═════ DATA SHOWN
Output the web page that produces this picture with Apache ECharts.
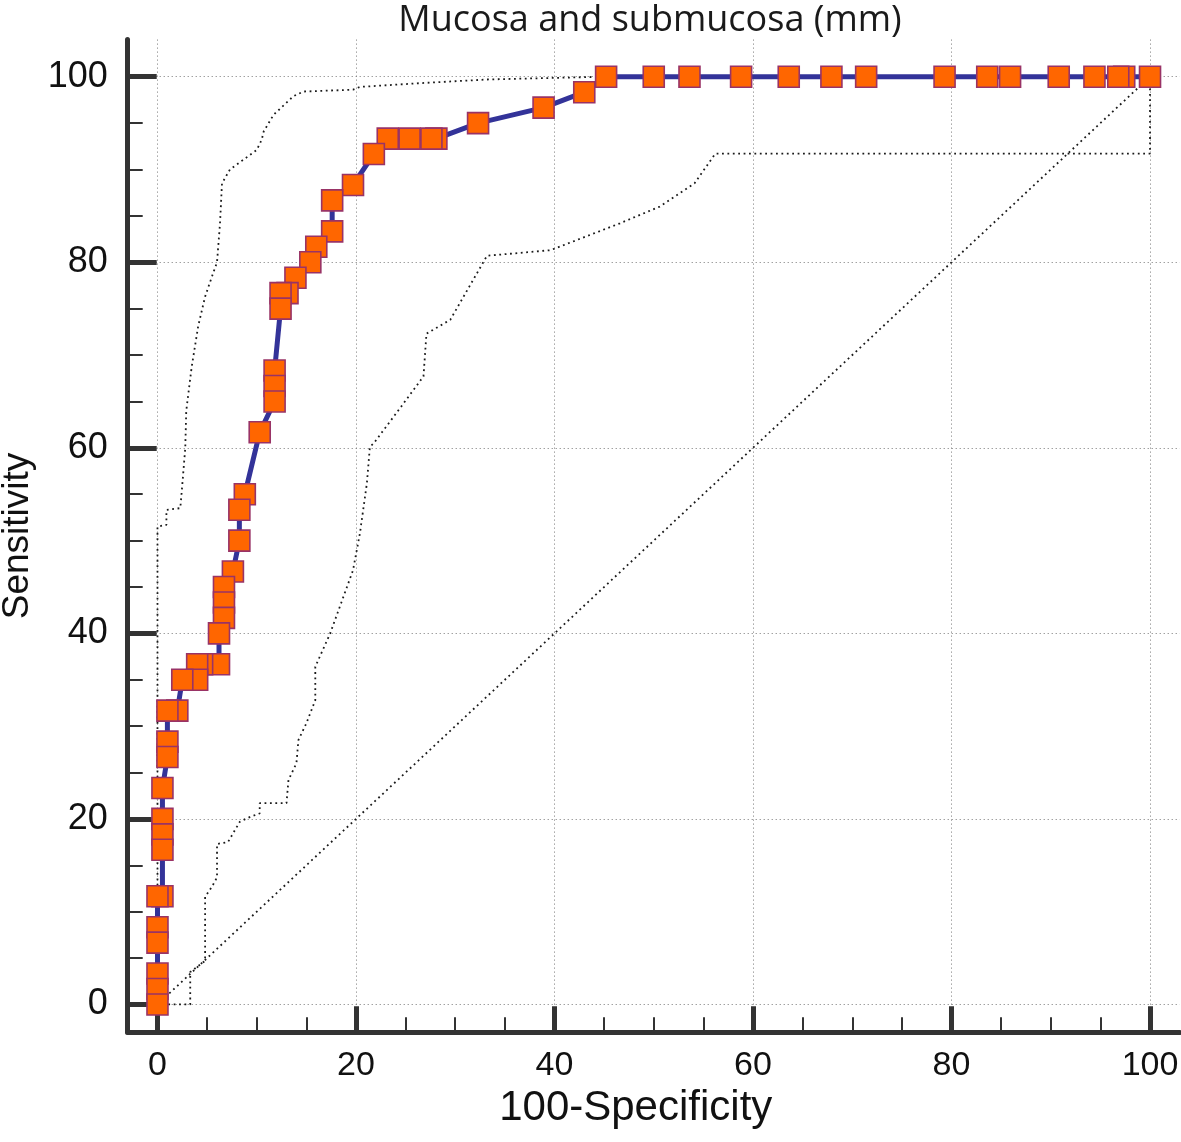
══════════
═════ DATA SHOWN
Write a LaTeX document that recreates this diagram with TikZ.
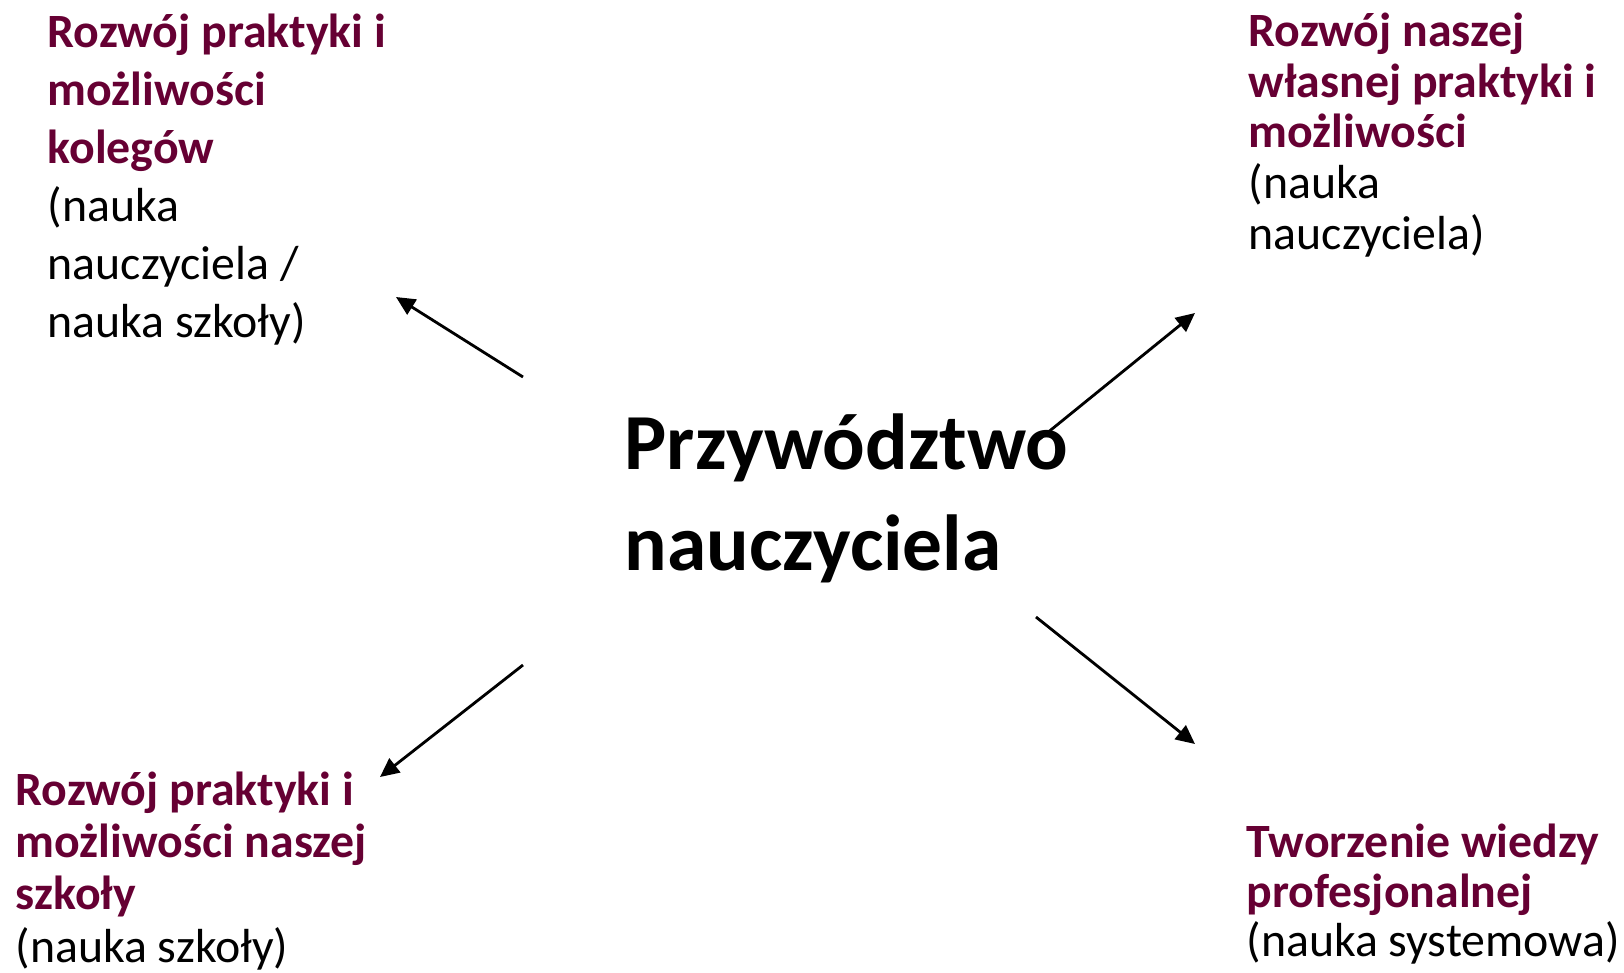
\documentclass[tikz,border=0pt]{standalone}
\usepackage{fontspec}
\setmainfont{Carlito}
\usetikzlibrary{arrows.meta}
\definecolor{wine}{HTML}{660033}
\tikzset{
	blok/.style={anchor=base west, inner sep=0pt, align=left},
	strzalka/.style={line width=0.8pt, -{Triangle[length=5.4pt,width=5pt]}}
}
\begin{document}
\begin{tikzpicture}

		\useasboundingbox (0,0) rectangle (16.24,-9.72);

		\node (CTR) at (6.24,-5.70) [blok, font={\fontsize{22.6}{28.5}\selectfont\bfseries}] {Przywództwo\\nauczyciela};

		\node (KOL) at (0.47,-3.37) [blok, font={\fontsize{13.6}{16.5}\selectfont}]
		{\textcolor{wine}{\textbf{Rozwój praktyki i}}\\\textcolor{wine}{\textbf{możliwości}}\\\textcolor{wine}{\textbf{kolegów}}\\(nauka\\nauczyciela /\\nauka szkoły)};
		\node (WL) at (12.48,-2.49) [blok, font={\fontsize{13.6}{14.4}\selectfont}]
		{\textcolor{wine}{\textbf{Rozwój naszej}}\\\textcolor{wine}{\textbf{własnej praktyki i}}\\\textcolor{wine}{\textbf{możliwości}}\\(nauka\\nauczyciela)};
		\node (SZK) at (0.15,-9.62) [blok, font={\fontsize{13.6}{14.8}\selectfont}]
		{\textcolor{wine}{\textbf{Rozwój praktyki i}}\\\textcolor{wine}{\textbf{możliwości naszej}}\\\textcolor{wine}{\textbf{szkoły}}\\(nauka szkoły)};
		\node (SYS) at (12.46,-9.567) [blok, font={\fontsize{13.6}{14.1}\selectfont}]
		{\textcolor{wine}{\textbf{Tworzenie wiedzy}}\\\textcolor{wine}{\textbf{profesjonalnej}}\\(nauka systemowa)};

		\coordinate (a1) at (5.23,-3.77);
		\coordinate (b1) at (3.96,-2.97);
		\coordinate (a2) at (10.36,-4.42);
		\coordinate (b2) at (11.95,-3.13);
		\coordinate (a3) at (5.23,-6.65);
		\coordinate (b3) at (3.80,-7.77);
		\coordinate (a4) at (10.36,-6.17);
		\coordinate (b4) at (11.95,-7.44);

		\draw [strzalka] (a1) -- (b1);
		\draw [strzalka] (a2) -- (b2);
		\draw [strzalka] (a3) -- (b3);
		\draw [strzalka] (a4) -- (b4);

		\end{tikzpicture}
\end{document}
══════════
═════ DATA SHOWN
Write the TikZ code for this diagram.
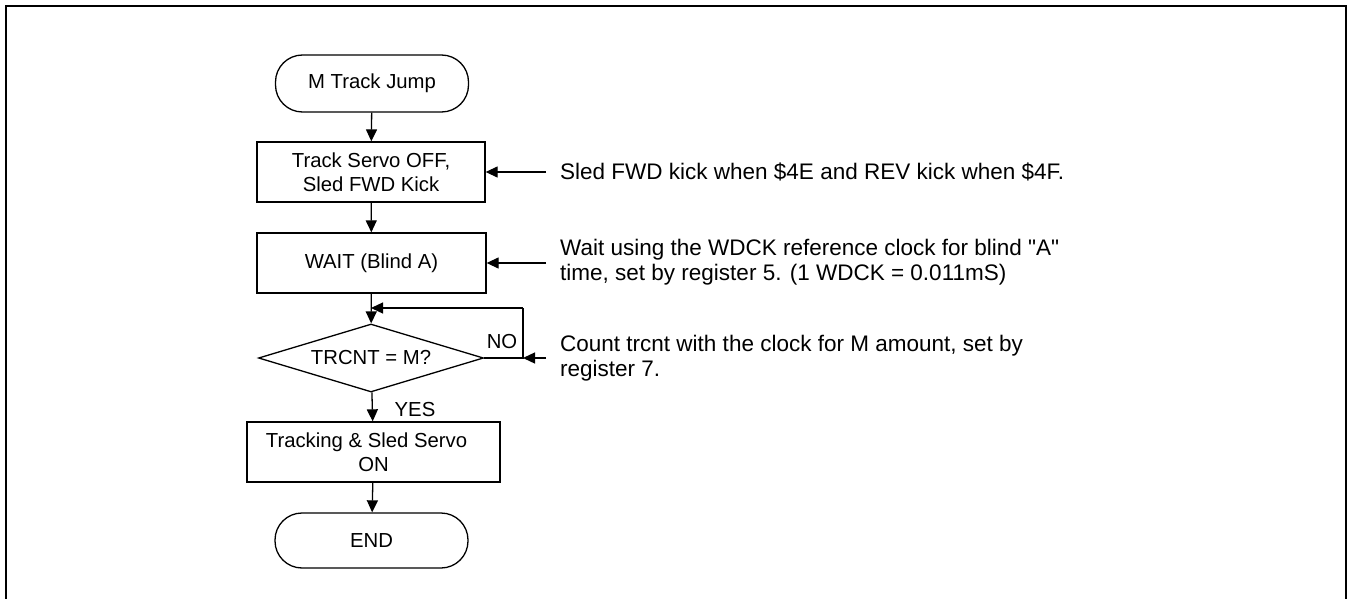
══════════
YOUR GOAL » From the listing above, restate verbatim the lines running from the one with "Write a LaTeX" through the one with "(CTR) at (6.24,-5.70)", inclusive, but not the pictures.

THE SOLUTION »
Write a LaTeX document that recreates this diagram with TikZ.
\documentclass[tikz,border=0pt]{standalone}
\usepackage{fontspec}
\setmainfont{Carlito}
\usetikzlibrary{arrows.meta}
\definecolor{wine}{HTML}{660033}
\tikzset{
	blok/.style={anchor=base west, inner sep=0pt, align=left},
	strzalka/.style={line width=0.8pt, -{Triangle[length=5.4pt,width=5pt]}}
}
\begin{document}
\begin{tikzpicture}

		\useasboundingbox (0,0) rectangle (16.24,-9.72);

		\node (CTR) at (6.24,-5.70) [blok, font={\fontsize{22.6}{28.5}\selectfont\bfseries}] {Przywództwo\\nauczyciela};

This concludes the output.